The great Brazil teams of 1982 and 1986, coached by the late Telê Santana, exemplified all that was magical about the free-flowing Brazilian game. Santana had believed in the philosophy that if football is worth playing, it is worth playing well and the manner of winning counts. According to Dunga, Santana’s Brazil was “specialist in losing”.
In the 1982 World Cup, with players like Zico and Sócrates, Brazil had mesmerized the world. Victory in 1982 would have placed Santana’s team alongside the legendary 1970 Brazil. Unluckily for Santana and co. in 1982 Italy’s resurrected Paolo Rossi destroyed Brazil’s dreams in the quarter-finals.
Santana’s Brazil did not panic or abandon their flowing style. In Mexico 1986 Brazil played the same open, wonderful football. However, this time the narrow loss to France on penalties in the quarters caused too much discontent. Santana resigned and Brazil was restructured leading to the mediocre team of USA 1994 that won the World Cup on penalties in a yawn-filled final against Italy.
To be certain, the 1998 and 2002 teams were an improvement on 1994 but after the disappointment in Germany 2006, the pendulum swung again.

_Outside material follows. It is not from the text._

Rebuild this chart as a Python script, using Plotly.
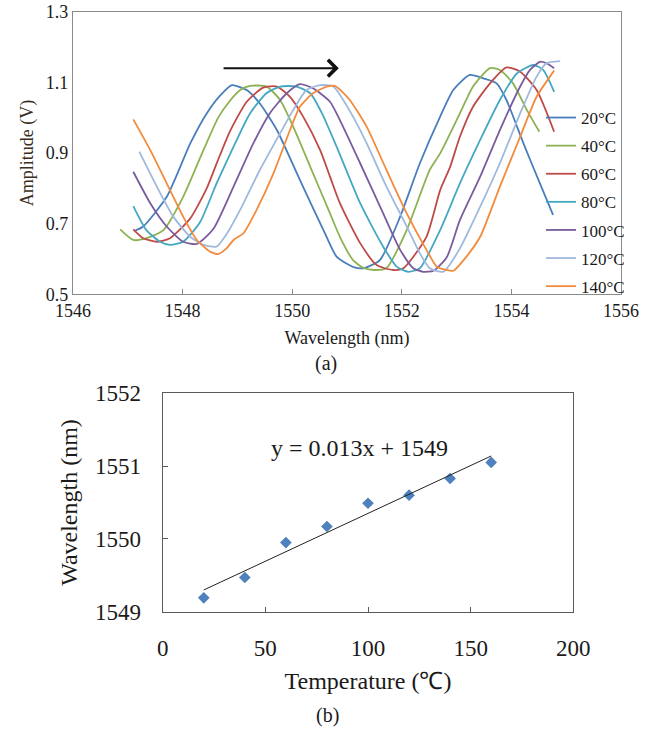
import numpy as np
import plotly.graph_objects as go

# ---------------- data: (a) transmission spectra ----------------
labels = ["20°C", "40°C", "60°C", "80°C", "100°C", "120°C", "140°C"]
colors = ["#4a7ebb", "#8db254", "#be4b48", "#45a8c2", "#7a5c9e", "#9fb9dc", "#f28b3c"]

wl_20 = [1547.13, 1547.28, 1547.71, 1548.14, 1548.44, 1548.70, 1548.90, 1549.17, 1549.41, 1549.72, 1550.14,
         1550.57, 1550.81, 1551.11, 1551.30, 1551.60, 1551.97, 1552.33, 1552.70, 1552.94, 1553.24, 1553.49,
         1553.73, 1553.91, 1554.22, 1554.52, 1554.76]
amp_20 = [0.680, 0.692, 0.776, 0.927, 1.012, 1.065, 1.092, 1.078, 1.040, 0.965, 0.824,
          0.682, 0.607, 0.578, 0.574, 0.597, 0.720, 0.871, 1.003, 1.078, 1.121, 1.111,
          1.097, 1.050, 0.927, 0.814, 0.725]

wl_40 = [1546.86, 1547.10, 1547.34, 1547.65, 1548.01, 1548.38, 1548.65, 1548.85, 1549.05, 1549.23, 1549.53,
         1549.78, 1550.02, 1550.33, 1550.69, 1550.87, 1551.11, 1551.30, 1551.51, 1551.72, 1552.09, 1552.51,
         1552.70, 1553.06, 1553.30, 1553.61, 1553.79, 1554.03, 1554.28, 1554.51]
amp_40 = [0.684, 0.654, 0.659, 0.682, 0.776, 0.908, 1.000, 1.045, 1.078, 1.090, 1.088,
          1.050, 0.974, 0.861, 0.729, 0.663, 0.597, 0.575, 0.569, 0.574, 0.682, 0.852,
          0.899, 1.012, 1.088, 1.140, 1.135, 1.097, 1.022, 0.960]

wl_60 = [1547.10, 1547.28, 1547.53, 1547.77, 1548.14, 1548.44, 1548.62, 1548.86, 1549.17, 1549.47, 1549.72,
         1549.96, 1550.20, 1550.51, 1550.69, 1550.87, 1551.24, 1551.54, 1551.84, 1552.03, 1552.45, 1552.70,
         1552.88, 1553.06, 1553.30, 1553.61, 1553.91, 1554.16, 1554.46, 1554.78]
amp_60 = [0.684, 0.659, 0.649, 0.659, 0.715, 0.800, 0.870, 0.960, 1.045, 1.085, 1.088,
          1.059, 1.003, 0.908, 0.833, 0.758, 0.645, 0.583, 0.569, 0.574, 0.663, 0.795,
          0.860, 0.946, 1.031, 1.097, 1.142, 1.130, 1.078, 0.960]

wl_80 = [1547.10, 1547.34, 1547.59, 1547.77, 1548.01, 1548.32, 1548.62, 1548.93, 1549.23, 1549.53, 1549.78,
         1550.08, 1550.33, 1550.55, 1550.81, 1551.24, 1551.66, 1551.91, 1552.12, 1552.33, 1552.70, 1553.06,
         1553.43, 1553.79, 1554.10, 1554.40, 1554.58, 1554.78]
amp_80 = [0.750, 0.682, 0.649, 0.640, 0.649, 0.705, 0.814, 0.918, 1.012, 1.069, 1.088,
          1.088, 1.069, 1.010, 0.918, 0.758, 0.635, 0.578, 0.564, 0.574, 0.682, 0.814,
          0.937, 1.050, 1.125, 1.149, 1.135, 1.073]

wl_100 = [1547.10, 1547.41, 1547.71, 1548.01, 1548.26, 1548.56, 1548.93, 1549.29, 1549.59, 1549.90, 1550.14,
          1550.38, 1550.69, 1550.87, 1551.24, 1551.66, 1551.97, 1552.21, 1552.39, 1552.58, 1552.82, 1553.06,
          1553.43, 1553.79, 1554.16, 1554.34, 1554.52, 1554.64, 1554.78]
amp_100 = [0.847, 0.758, 0.692, 0.649, 0.643, 0.685, 0.805, 0.927, 1.012, 1.069, 1.095,
           1.083, 1.045, 0.993, 0.871, 0.729, 0.626, 0.574, 0.564, 0.567, 0.605, 0.710,
           0.833, 0.965, 1.088, 1.135, 1.158, 1.154, 1.140]

wl_120 = [1547.21, 1547.53, 1547.83, 1548.14, 1548.38, 1548.62, 1548.80, 1549.05, 1549.41, 1549.78, 1550.02,
          1550.26, 1550.51, 1550.75, 1551.11, 1551.36, 1551.72, 1552.09, 1552.33, 1552.51, 1552.76, 1553.06,
          1553.43, 1553.79, 1554.16, 1554.46, 1554.64, 1554.89]
amp_120 = [0.904, 0.805, 0.720, 0.663, 0.640, 0.635, 0.670, 0.739, 0.852, 0.956, 1.022,
           1.078, 1.092, 1.088, 1.003, 0.927, 0.805, 0.692, 0.616, 0.574, 0.564, 0.630,
           0.748, 0.871, 1.012, 1.116, 1.154, 1.160]

wl_140 = [1547.10, 1547.41, 1547.71, 1548.01, 1548.26, 1548.50, 1548.65, 1548.80, 1548.93, 1549.11, 1549.35,
          1549.66, 1549.96, 1550.14, 1550.38, 1550.63, 1550.78, 1551.05, 1551.36, 1551.72, 1552.09, 1552.45,
          1552.64, 1552.82, 1552.94, 1553.18, 1553.43, 1553.79, 1554.16, 1554.46, 1554.78]
amp_140 = [0.995, 0.908, 0.814, 0.720, 0.654, 0.621, 0.614, 0.630, 0.654, 0.673, 0.739,
           0.843, 0.965, 1.031, 1.069, 1.088, 1.090, 1.050, 0.974, 0.852, 0.729, 0.626,
           0.578, 0.569, 0.567, 0.607, 0.663, 0.805, 0.946, 1.059, 1.133]

wavelengths = [wl_20, wl_40, wl_60, wl_80, wl_100, wl_120, wl_140]
amplitudes = [amp_20, amp_40, amp_60, amp_80, amp_100, amp_120, amp_140]

# ---------------- data: (b) wavelength vs temperature ----------------
temperature = [20, 40, 60, 80, 100, 120, 140, 160]
peak_wl = [1549.19, 1549.47, 1549.95, 1550.17, 1550.49, 1550.60, 1550.83, 1551.05]

SERIF = "Liberation Serif"

fig = go.Figure()

for i, (lab, col) in enumerate(zip(labels, colors)):
    fig.add_trace(go.Scatter(
        x=wavelengths[i], y=amplitudes[i], mode="lines", name=lab,
        line=dict(color=col, width=1.8, shape="spline", smoothing=0.6),
        legendgroup=lab, xaxis="x", yaxis="y"))

# linear fit (trend line)
slope, intercept = np.polyfit(temperature, peak_wl, 1)
fit_x = [temperature[0], temperature[-1]]
fit_y = [slope * t + intercept for t in fit_x]

fig.add_trace(go.Scatter(
    x=temperature, y=peak_wl, mode="markers", showlegend=False,
    marker=dict(symbol="diamond", size=9, color="#4f81bd"),
    xaxis="x2", yaxis="y2"))
fig.add_trace(go.Scatter(
    x=fit_x, y=fit_y, mode="lines", showlegend=False,
    line=dict(color="#222222", width=1),
    xaxis="x2", yaxis="y2"))

W, H = 656, 729
top_frame = "#8a8a8a"
bot_frame = "#5a5a5a"
TXT = "#1a1a1a"

fig.update_layout(
    width=W, height=H,
    autosize=False,
    margin=dict(l=0, r=0, t=0, b=0, pad=0),
    paper_bgcolor="white", plot_bgcolor="white",
    font=dict(family=SERIF, color=TXT),
    xaxis=dict(
        domain=[73 / W, 621 / W], range=[1546, 1556], dtick=2, tick0=1546,
        showgrid=False, zeroline=False, automargin=False,
        showline=True, mirror=True, linecolor=top_frame, linewidth=1.3,
        ticks="inside", ticklen=5, tickcolor=top_frame,
        tickfont=dict(size=18, family=SERIF, color=TXT),
        title=dict(text="Wavelength (nm)", font=dict(size=18, family=SERIF, color=TXT), standoff=11),
        anchor="y"),
    yaxis=dict(
        domain=[1 - 294.4 / H, 1 - 11.6 / H], range=[0.5, 1.3], dtick=0.2, tick0=0.5, tickformat=".1f",
        showgrid=False, zeroline=False, automargin=False,
        showline=True, mirror=True, linecolor=top_frame, linewidth=1.3,
        ticks="",
        tickfont=dict(size=18, family=SERIF, color=TXT),
        title=dict(text="Amplitude (V)", font=dict(size=18, family=SERIF, color="#3a2c20"), standoff=7),
        anchor="x"),
    xaxis2=dict(
        domain=[162.7 / W, 573.3 / W], range=[0, 200], dtick=50,
        showgrid=False, zeroline=False, automargin=False,
        showline=True, mirror=True, linecolor=bot_frame, linewidth=1.3,
        ticks="inside", ticklen=5, tickcolor=bot_frame,
        ticklabelstandoff=16,
        tickfont=dict(size=23, family=SERIF, color=TXT),
        title=dict(text="Temperature (℃)", font=dict(size=24, family=SERIF, color=TXT), standoff=11),
        anchor="y2"),
    yaxis2=dict(
        domain=[1 - 611.7 / H, 1 - 393.3 / H], range=[1549, 1552], dtick=1,
        showgrid=False, zeroline=False, automargin=False,
        showline=True, mirror=True, linecolor=bot_frame, linewidth=1.3,
        ticks="inside", ticklen=5, tickcolor=bot_frame,
        ticklabelstandoff=16,
        tickfont=dict(size=23, family=SERIF, color=TXT),
        title=dict(text="Wavelength (nm)", font=dict(size=24, family=SERIF, color=TXT), standoff=10),
        anchor="x2"),
    legend=dict(
        x=541 / W, y=1 - 100 / H, xanchor="left", yanchor="top",
        bgcolor="rgba(0,0,0,0)", borderwidth=0,
        font=dict(size=17, family=SERIF, color=TXT),
        tracegroupgap=3, itemwidth=30),
    annotations=[
        dict(x=1550.85, y=1.14, ax=1548.72, ay=1.14, xref="x", yref="y", axref="x", ayref="y",
             text="", showarrow=True, arrowhead=4, arrowsize=1.6, arrowwidth=2, arrowcolor="#111111"),
        dict(x=96, y=1551.25, xref="x2", yref="y2", text="y = 0.013x + 1549", showarrow=False,
             xanchor="center", yanchor="middle",
             font=dict(size=24, family=SERIF, color=TXT)),
        dict(x=326 / W, y=1 - 363 / H, xref="paper", yref="paper", text="(a)", showarrow=False,
             xanchor="center", yanchor="middle",
             font=dict(size=20, family=SERIF, color=TXT)),
        dict(x=327 / W, y=1 - 715 / H, xref="paper", yref="paper", text="(b)", showarrow=False,
             xanchor="center", yanchor="middle",
             font=dict(size=20, family=SERIF, color=TXT)),
    ],
)

fig.write_html("out.html", config={"displayModeBar": False},
               post_script="document.body.style.margin='0';")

Dunga’s Brazil beat arch-rivals Argentina in the final of Copa America this year but nobody really believes Brazil was the best team. In recent years it has been Argentina that has been playing the most skillful football. It is Argentina who now exemplify the beautiful game.
Dunga should not think the Copa win is a vindication of his new efficient Brazil. This victory is unlikely to placate Brazilians for long and no other nation has an entire population dedicated to dissecting the national team.
A national team that relies on physical strength and breaking up play in midfield can be outdone by other even more physical teams, with football being the real loser. There is no limit to skill and inventiveness and this is the Brazilian way.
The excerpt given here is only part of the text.